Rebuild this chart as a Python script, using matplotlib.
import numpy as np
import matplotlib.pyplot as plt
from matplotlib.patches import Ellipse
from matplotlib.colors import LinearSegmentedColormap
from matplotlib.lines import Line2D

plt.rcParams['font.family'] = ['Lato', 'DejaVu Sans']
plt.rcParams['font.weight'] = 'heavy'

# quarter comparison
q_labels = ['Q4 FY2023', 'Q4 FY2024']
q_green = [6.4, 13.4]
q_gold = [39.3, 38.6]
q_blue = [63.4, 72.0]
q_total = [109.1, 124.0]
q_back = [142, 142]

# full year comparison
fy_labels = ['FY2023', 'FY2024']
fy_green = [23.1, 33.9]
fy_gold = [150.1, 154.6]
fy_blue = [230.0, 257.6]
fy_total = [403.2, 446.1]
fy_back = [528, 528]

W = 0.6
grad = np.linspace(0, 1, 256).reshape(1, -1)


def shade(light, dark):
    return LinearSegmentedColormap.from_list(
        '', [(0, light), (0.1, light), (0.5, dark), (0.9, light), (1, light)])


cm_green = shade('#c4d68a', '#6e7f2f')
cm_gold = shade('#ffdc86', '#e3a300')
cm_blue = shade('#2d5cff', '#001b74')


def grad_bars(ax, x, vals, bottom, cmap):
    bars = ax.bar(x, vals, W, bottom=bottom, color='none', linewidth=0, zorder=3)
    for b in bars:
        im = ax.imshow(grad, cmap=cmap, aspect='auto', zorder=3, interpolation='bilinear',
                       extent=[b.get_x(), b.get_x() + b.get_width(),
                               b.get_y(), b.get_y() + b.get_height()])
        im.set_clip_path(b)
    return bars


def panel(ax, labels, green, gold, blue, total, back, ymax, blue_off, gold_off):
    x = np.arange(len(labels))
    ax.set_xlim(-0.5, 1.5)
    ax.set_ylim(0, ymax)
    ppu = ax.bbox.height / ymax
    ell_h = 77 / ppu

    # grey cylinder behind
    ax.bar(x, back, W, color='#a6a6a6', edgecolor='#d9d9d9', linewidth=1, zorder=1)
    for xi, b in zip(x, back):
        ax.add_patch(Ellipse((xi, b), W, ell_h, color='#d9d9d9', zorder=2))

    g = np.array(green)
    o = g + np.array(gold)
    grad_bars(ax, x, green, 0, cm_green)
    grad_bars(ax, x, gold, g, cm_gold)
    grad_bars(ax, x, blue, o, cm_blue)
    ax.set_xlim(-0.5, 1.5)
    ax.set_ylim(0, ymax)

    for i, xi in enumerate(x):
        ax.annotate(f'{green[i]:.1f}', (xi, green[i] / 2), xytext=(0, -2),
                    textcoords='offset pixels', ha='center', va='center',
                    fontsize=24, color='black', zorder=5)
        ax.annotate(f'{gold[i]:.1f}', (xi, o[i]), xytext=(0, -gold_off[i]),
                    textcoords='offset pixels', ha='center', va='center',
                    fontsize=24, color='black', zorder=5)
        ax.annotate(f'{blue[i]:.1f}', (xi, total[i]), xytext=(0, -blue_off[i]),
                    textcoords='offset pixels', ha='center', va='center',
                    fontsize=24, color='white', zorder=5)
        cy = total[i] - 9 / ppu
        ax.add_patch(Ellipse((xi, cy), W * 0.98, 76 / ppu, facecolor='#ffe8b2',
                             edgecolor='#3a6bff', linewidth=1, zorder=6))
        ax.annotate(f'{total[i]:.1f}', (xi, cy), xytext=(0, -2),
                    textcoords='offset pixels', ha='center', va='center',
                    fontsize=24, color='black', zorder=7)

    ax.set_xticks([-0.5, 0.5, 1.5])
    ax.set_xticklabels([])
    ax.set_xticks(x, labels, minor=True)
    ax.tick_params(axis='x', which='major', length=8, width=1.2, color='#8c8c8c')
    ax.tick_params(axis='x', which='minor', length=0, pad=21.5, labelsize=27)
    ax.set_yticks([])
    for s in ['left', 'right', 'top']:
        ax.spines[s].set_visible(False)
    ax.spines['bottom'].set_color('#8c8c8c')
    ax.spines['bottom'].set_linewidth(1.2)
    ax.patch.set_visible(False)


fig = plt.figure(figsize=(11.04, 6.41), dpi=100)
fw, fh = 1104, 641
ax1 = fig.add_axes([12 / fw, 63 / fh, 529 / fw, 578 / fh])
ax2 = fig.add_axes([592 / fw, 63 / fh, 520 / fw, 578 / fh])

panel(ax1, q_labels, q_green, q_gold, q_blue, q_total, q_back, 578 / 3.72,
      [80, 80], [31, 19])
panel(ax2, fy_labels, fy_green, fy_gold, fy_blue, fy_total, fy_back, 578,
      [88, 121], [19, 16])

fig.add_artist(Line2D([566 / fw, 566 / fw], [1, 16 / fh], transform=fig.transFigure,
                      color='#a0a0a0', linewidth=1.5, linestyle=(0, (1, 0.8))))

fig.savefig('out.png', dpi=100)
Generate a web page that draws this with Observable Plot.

* * * * * * * * *

WHAT IS BEING ASKED |
Reproduce all of the material above word for word.

COMPLETE ANSWER |
Rebuild this chart as a Python script, using matplotlib.
import numpy as np
import matplotlib.pyplot as plt
from matplotlib.patches import Ellipse
from matplotlib.colors import LinearSegmentedColormap
from matplotlib.lines import Line2D

plt.rcParams['font.family'] = ['Lato', 'DejaVu Sans']
plt.rcParams['font.weight'] = 'heavy'

# quarter comparison
q_labels = ['Q4 FY2023', 'Q4 FY2024']
q_green = [6.4, 13.4]
q_gold = [39.3, 38.6]
q_blue = [63.4, 72.0]
q_total = [109.1, 124.0]
q_back = [142, 142]

# full year comparison
fy_labels = ['FY2023', 'FY2024']
fy_green = [23.1, 33.9]
fy_gold = [150.1, 154.6]
fy_blue = [230.0, 257.6]
fy_total = [403.2, 446.1]
fy_back = [528, 528]

W = 0.6
grad = np.linspace(0, 1, 256).reshape(1, -1)


def shade(light, dark):
    return LinearSegmentedColormap.from_list(
        '', [(0, light), (0.1, light), (0.5, dark), (0.9, light), (1, light)])


cm_green = shade('#c4d68a', '#6e7f2f')
cm_gold = shade('#ffdc86', '#e3a300')
cm_blue = shade('#2d5cff', '#001b74')


def grad_bars(ax, x, vals, bottom, cmap):
    bars = ax.bar(x, vals, W, bottom=bottom, color='none', linewidth=0, zorder=3)
    for b in bars:
        im = ax.imshow(grad, cmap=cmap, aspect='auto', zorder=3, interpolation='bilinear',
                       extent=[b.get_x(), b.get_x() + b.get_width(),
                               b.get_y(), b.get_y() + b.get_height()])
        im.set_clip_path(b)
    return bars


def panel(ax, labels, green, gold, blue, total, back, ymax, blue_off, gold_off):
    x = np.arange(len(labels))
    ax.set_xlim(-0.5, 1.5)
    ax.set_ylim(0, ymax)
    ppu = ax.bbox.height / ymax
    ell_h = 77 / ppu

    # grey cylinder behind
    ax.bar(x, back, W, color='#a6a6a6', edgecolor='#d9d9d9', linewidth=1, zorder=1)
    for xi, b in zip(x, back):
        ax.add_patch(Ellipse((xi, b), W, ell_h, color='#d9d9d9', zorder=2))

    g = np.array(green)
    o = g + np.array(gold)
    grad_bars(ax, x, green, 0, cm_green)
    grad_bars(ax, x, gold, g, cm_gold)
    grad_bars(ax, x, blue, o, cm_blue)
    ax.set_xlim(-0.5, 1.5)
    ax.set_ylim(0, ymax)

    for i, xi in enumerate(x):
        ax.annotate(f'{green[i]:.1f}', (xi, green[i] / 2), xytext=(0, -2),
                    textcoords='offset pixels', ha='center', va='center',
                    fontsize=24, color='black', zorder=5)
        ax.annotate(f'{gold[i]:.1f}', (xi, o[i]), xytext=(0, -gold_off[i]),
                    textcoords='offset pixels', ha='center', va='center',
                    fontsize=24, color='black', zorder=5)
        ax.annotate(f'{blue[i]:.1f}', (xi, total[i]), xytext=(0, -blue_off[i]),
                    textcoords='offset pixels', ha='center', va='center',
                    fontsize=24, color='white', zorder=5)
        cy = total[i] - 9 / ppu
        ax.add_patch(Ellipse((xi, cy), W * 0.98, 76 / ppu, facecolor='#ffe8b2',
                             edgecolor='#3a6bff', linewidth=1, zorder=6))
        ax.annotate(f'{total[i]:.1f}', (xi, cy), xytext=(0, -2),
                    textcoords='offset pixels', ha='center', va='center',
                    fontsize=24, color='black', zorder=7)

    ax.set_xticks([-0.5, 0.5, 1.5])
    ax.set_xticklabels([])
    ax.set_xticks(x, labels, minor=True)
    ax.tick_params(axis='x', which='major', length=8, width=1.2, color='#8c8c8c')
    ax.tick_params(axis='x', which='minor', length=0, pad=21.5, labelsize=27)
    ax.set_yticks([])
    for s in ['left', 'right', 'top']:
        ax.spines[s].set_visible(False)
    ax.spines['bottom'].set_color('#8c8c8c')
    ax.spines['bottom'].set_linewidth(1.2)
    ax.patch.set_visible(False)


fig = plt.figure(figsize=(11.04, 6.41), dpi=100)
fw, fh = 1104, 641
ax1 = fig.add_axes([12 / fw, 63 / fh, 529 / fw, 578 / fh])
ax2 = fig.add_axes([592 / fw, 63 / fh, 520 / fw, 578 / fh])

panel(ax1, q_labels, q_green, q_gold, q_blue, q_total, q_back, 578 / 3.72,
      [80, 80], [31, 19])
panel(ax2, fy_labels, fy_green, fy_gold, fy_blue, fy_total, fy_back, 578,
      [88, 121], [19, 16])

fig.add_artist(Line2D([566 / fw, 566 / fw], [1, 16 / fh], transform=fig.transFigure,
                      color='#a0a0a0', linewidth=1.5, linestyle=(0, (1, 0.8))))

fig.savefig('out.png', dpi=100)
Generate a web page that draws this with Observable Plot.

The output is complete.